「24時間走」という競技は、その名前の通り、ひとりのランナーが延々と24時間走り続ける競技です。神宮外苑の一周1.3Kmをぐるぐると走り続けます。そして時間内に走りきった距離で勝敗がきまります。今年の優勝者は、250Kmほど走ったようです(正式の大会記録がまだでていません)。東京から浜松までの距離に匹敵します。
まあ、非常識の極みとでも言える競技ですが、応援しているうちに走っている人たちの気迫に気圧され、気がつけば次の朝まで会場にとどまってしまいました。
走っている人は、男女合わせて50人ほど。周回コースで応援し、何度も同じ顔を見ていると、はじめて顔を合わせた人の名前も覚え、いつの間にか仲間意識が生まれ、昔からの知り合いのような気持ちになるのは不思議です。
彼ら彼女らのひたむきな姿、限界に挑む真摯な姿勢。普段見ることのない人間の極限に挑む姿に感動しないはずはありません。誰を勝たせたいとかを越えて、がんばれー!と声をかけていました。
だいたい、陸上生物のなかで休まず24時間も移動するモノがいるでしょうか。生物学的な欲求ではなく、純粋に限界を極めたいという、ただそれだけのために彼らは走っているのです。そんな姿に、気高さと気品を見たのは、私だけではないと思います。
マック鈴木さんは、およそ220Kmを走りきりました。総合4位です。結果については、彼なりの思いがあるようですが、すばらしい結果です。お疲れ様、そして、ほんとうにありがとう!
残念ながら、この真剣勝負は一切マスメディアに取り上げられることはありません。実は、日本は国際大会に出場しては、個人でも団体でも毎年優勝や入賞を果たしています。世界でもトップの実力を持っているのです。しかし、メディア的には儲からないのでしょうね。確かに、24時間テレビ放送し続けることはできませんし、派手なデッドヒートもありません。
民放の「24時間テレビ」で、タレントが24時間走にチャレンジしています。私は、挑戦する個人の真摯な取り組みには、心から敬意を表します。しかし、残念ながら素人のチャレンジです。オリンピックのマラソン競技と私のフルマラソンへの挑戦ぐらいにまったく違う世界がそこにはあります。

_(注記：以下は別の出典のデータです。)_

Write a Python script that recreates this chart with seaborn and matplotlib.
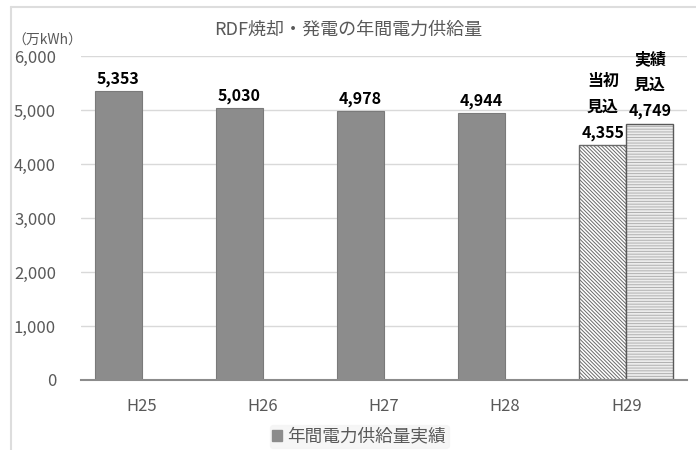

トッププランナーは、24時間、休憩することはありません。食事や給水も走りながらです。その迫力あるおもしろさは、テレビで取り上げてもきっと多くの人に感動を与えるはずです。ヨーロッパや台湾では国営放送の中継や新聞での結果発表は当たり前に行われており、一般の人たちの認知度も相当高いと聞いています。きっと私が感じたと同じように、一流選手のハイレベルな挑戦に本物の気迫と輝きを感じる、そんな精神の高さがあるのだと思います。
日本のマスコミももうすこし本物を紹介する力を持ってもらいたいものです。
このレースは、走っている選手だけではなくサポーターも真剣勝負です。周回毎に、水や食事、サプリメントなどを補給します。かれらが走りながらでも食べやすいように、そうめんを小さく切ったり、おかゆを作ったりと、真剣勝負です。また、消耗の具合を見ながら適宜補給するモノの内容を工夫してゆきます。選手とサポートの連携プレイがあってこその結果です。
本当にすばらしい体験でした。感動しました。みなさんに「ありがとう」と申し上げたい気持ちでいっぱいです。